DATA:
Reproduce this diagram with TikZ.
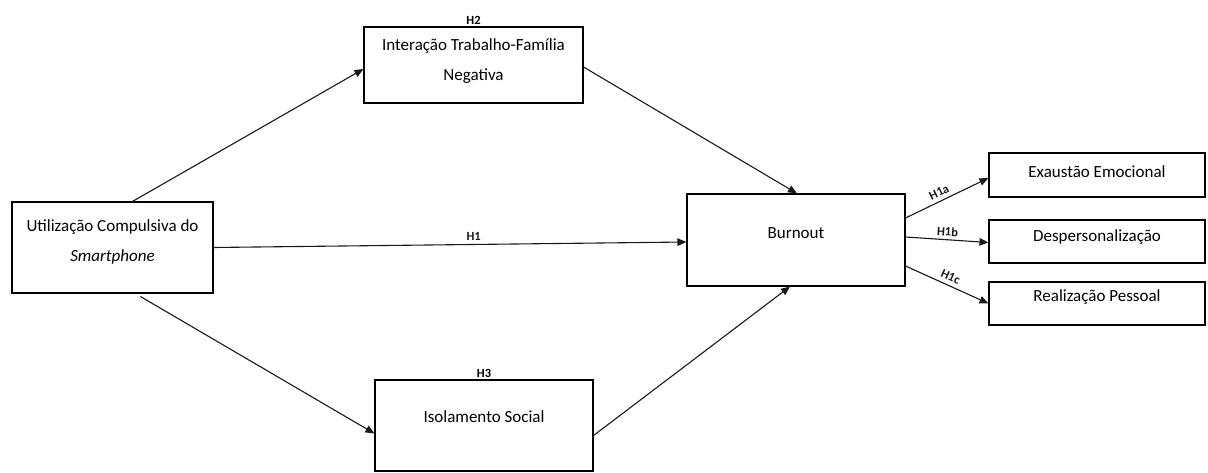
\documentclass[tikz,border=0pt]{standalone}
\usepackage{fontspec}
\setmainfont{Carlito}
\usetikzlibrary{arrows.meta, positioning}

\begin{document}
\begin{tikzpicture}[x=1pt,y=-1pt]
    % Research model: compulsive smartphone use, mediators and burnout dimensions.

    \tikzset{
      box/.style={draw, line width=1.1pt, inner sep=0pt},
      boxtext/.style={font=\fontsize{17}{30}\selectfont, align=center},
      path/.style={-{Triangle[length=9pt,width=7.5pt]}, line width=1.1pt, black!90},
      hyp/.style={font=\fontsize{12.5}{14}\selectfont\bfseries, inner sep=1pt}
    }

    \useasboundingbox (0,0) rectangle (1208,473);

    % --- Boxes
    \node[box, minimum width=201pt, minimum height=91pt,
          label={[boxtext, yshift=5.5pt]center:Utilização Compulsiva do\\\textit{Smartphone}}]
          (use) at (112.5,247.5) {};
    \node[box, minimum width=219pt, minimum height=76pt,
          label={[boxtext, yshift=4pt]center:Interação Trabalho-Família\\Negativa}]
          (ifn) at (473.5,65) {};
    \node[box, minimum width=218pt, minimum height=91pt,
          label={[boxtext, yshift=8.5pt]center:Isolamento Social}]
          (iso) at (484,425.5) {};
    \node[box, minimum width=218pt, minimum height=92pt,
          label={[boxtext, yshift=7pt]center:Burnout}]
          (burn) at (796,240) {};

    % --- Burnout dimensions
    \node[box, minimum width=216pt, minimum height=44pt,
          label={[boxtext, yshift=3pt]center:Exaustão Emocional}]
          (exa) at (1097,175) {};
    \node[box, minimum width=216pt, minimum height=43pt,
          label={[boxtext, yshift=4.5pt]center:Despersonalização}]
          (desp) at (1097,241.5) {};
    \node[box, minimum width=216pt, minimum height=43pt,
          label={[boxtext, yshift=6.5pt]center:Realização Pessoal}]
          (real) at (1097,303.5) {};

    % --- Hypothesis labels on the mediators
    \node[hyp, above=1pt of ifn] (h2) {H2};
    \node[hyp, above=1pt of iso] (h3) {H3};

    % --- Paths
    \draw[path] ([xshift=20pt]use.north) -- ([yshift=-4pt]ifn.west);
    \draw[path] ([xshift=28pt,yshift=-3pt]use.south) -- ([yshift=-8pt]iso.west);
    \draw[path] (use.east) -- node[hyp, above=2pt, pos=0.55] {H1} ([yshift=-2pt]burn.west);
    \draw[path] ([yshift=-2pt]ifn.east) -- ([xshift=1pt]burn.north);
    \draw[path] ([yshift=-10pt]iso.east) -- ([xshift=-6pt]burn.south);

    \draw[path] ([yshift=22pt]burn.east) -- node[hyp, above=3pt, sloped, pos=0.45] {H1a} ([yshift=-3pt]exa.west);
    \draw[path] ([yshift=3pt]burn.east) -- node[hyp, above=2pt, sloped, pos=0.5] {H1b} ([yshift=-1pt]desp.west);
    \draw[path] ([yshift=-26pt]burn.east) -- node[hyp, above=3pt, sloped, pos=0.5] {H1c} (real.west);
\end{tikzpicture}
\end{document}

EXERCISE REQUIREMENTS: Transcribe the listing in full. Omit the pictures and keep every line exact.

SOLUTION:
Reproduce this diagram with TikZ.
\documentclass[tikz,border=0pt]{standalone}
\usepackage{fontspec}
\setmainfont{Carlito}
\usetikzlibrary{arrows.meta, positioning}

\begin{document}
\begin{tikzpicture}[x=1pt,y=-1pt]
    % Research model: compulsive smartphone use, mediators and burnout dimensions.

    \tikzset{
      box/.style={draw, line width=1.1pt, inner sep=0pt},
      boxtext/.style={font=\fontsize{17}{30}\selectfont, align=center},
      path/.style={-{Triangle[length=9pt,width=7.5pt]}, line width=1.1pt, black!90},
      hyp/.style={font=\fontsize{12.5}{14}\selectfont\bfseries, inner sep=1pt}
    }

    \useasboundingbox (0,0) rectangle (1208,473);

    % --- Boxes
    \node[box, minimum width=201pt, minimum height=91pt,
          label={[boxtext, yshift=5.5pt]center:Utilização Compulsiva do\\\textit{Smartphone}}]
          (use) at (112.5,247.5) {};
    \node[box, minimum width=219pt, minimum height=76pt,
          label={[boxtext, yshift=4pt]center:Interação Trabalho-Família\\Negativa}]
          (ifn) at (473.5,65) {};
    \node[box, minimum width=218pt, minimum height=91pt,
          label={[boxtext, yshift=8.5pt]center:Isolamento Social}]
          (iso) at (484,425.5) {};
    \node[box, minimum width=218pt, minimum height=92pt,
          label={[boxtext, yshift=7pt]center:Burnout}]
          (burn) at (796,240) {};

    % --- Burnout dimensions
    \node[box, minimum width=216pt, minimum height=44pt,
          label={[boxtext, yshift=3pt]center:Exaustão Emocional}]
          (exa) at (1097,175) {};
    \node[box, minimum width=216pt, minimum height=43pt,
          label={[boxtext, yshift=4.5pt]center:Despersonalização}]
          (desp) at (1097,241.5) {};
    \node[box, minimum width=216pt, minimum height=43pt,
          label={[boxtext, yshift=6.5pt]center:Realização Pessoal}]
          (real) at (1097,303.5) {};

    % --- Hypothesis labels on the mediators
    \node[hyp, above=1pt of ifn] (h2) {H2};
    \node[hyp, above=1pt of iso] (h3) {H3};

    % --- Paths
    \draw[path] ([xshift=20pt]use.north) -- ([yshift=-4pt]ifn.west);
    \draw[path] ([xshift=28pt,yshift=-3pt]use.south) -- ([yshift=-8pt]iso.west);
    \draw[path] (use.east) -- node[hyp, above=2pt, pos=0.55] {H1} ([yshift=-2pt]burn.west);
    \draw[path] ([yshift=-2pt]ifn.east) -- ([xshift=1pt]burn.north);
    \draw[path] ([yshift=-10pt]iso.east) -- ([xshift=-6pt]burn.south);

    \draw[path] ([yshift=22pt]burn.east) -- node[hyp, above=3pt, sloped, pos=0.45] {H1a} ([yshift=-3pt]exa.west);
    \draw[path] ([yshift=3pt]burn.east) -- node[hyp, above=2pt, sloped, pos=0.5] {H1b} ([yshift=-1pt]desp.west);
    \draw[path] ([yshift=-26pt]burn.east) -- node[hyp, above=3pt, sloped, pos=0.5] {H1c} (real.west);
\end{tikzpicture}
\end{document}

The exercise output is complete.